Ranking - Distributions over Permutations

Ranking tasks bring a different flavor of learning. Instead of predicting a single numeric or categorical value, the goal is to produce an ordering over a set of items. A familiar example is a search engine that ranks webpages based on their relevance to a query. Ranking problems require distributions defined on permutations.
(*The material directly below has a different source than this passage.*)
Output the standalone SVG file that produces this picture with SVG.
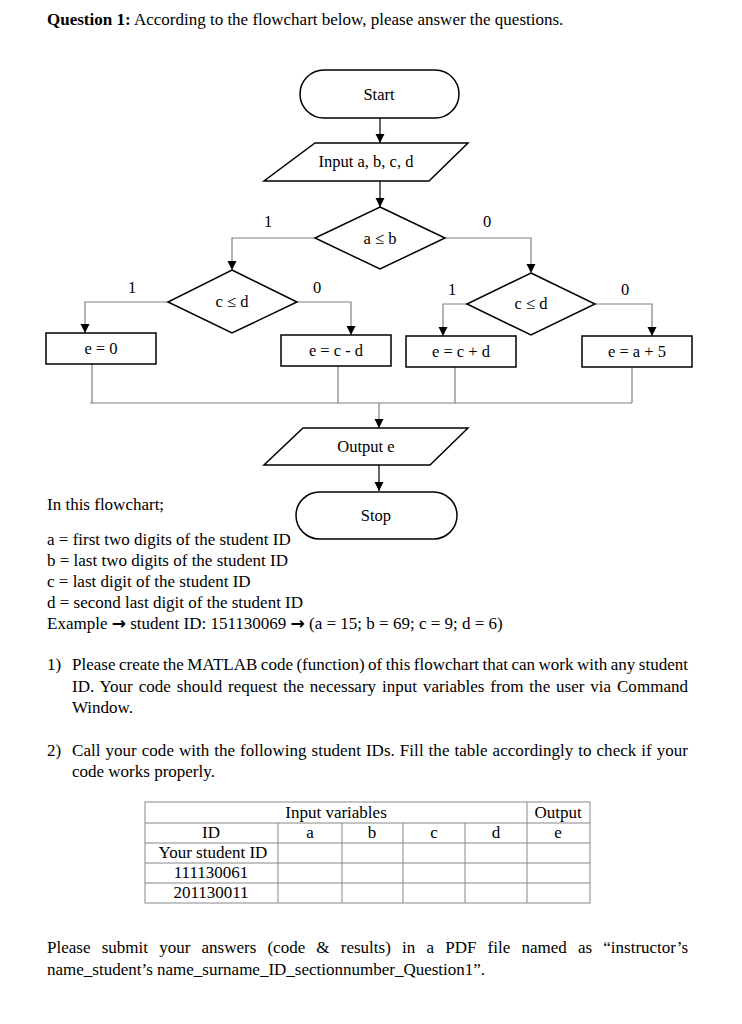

Models such as Bradley–Terry–Luce focus on pairwise comparisons (the probability that one item outranks another), while the Plackett–Luce distribution characterizes the probability of observing a particular full ranking of items from first place to last. Another family, the Mallows model, places a distribution over all permutations by measuring how different each possible ranking is from a central “consensus” ordering. These models quantify how likely one ranking is versus another, providing a principled framework for learning rankings from data.

Conclusion

In summary, the heart of the matter is to align the type of target you observe with a corresponding statistical distribution: Bernoulli or multinomial for classification, Gaussian for continuous regression, Poisson or negative binomial for count data, beta for proportions, and permutation distributions like Plackett–Luce for ranking. Even specialized tasks like object tracking or matching can often be recast as a simpler classification or regression problem once carefully formulated. This distribution-centric viewpoint provides a common language to analyze diverse machine learning tasks and informs how we fit and evaluate models in practice.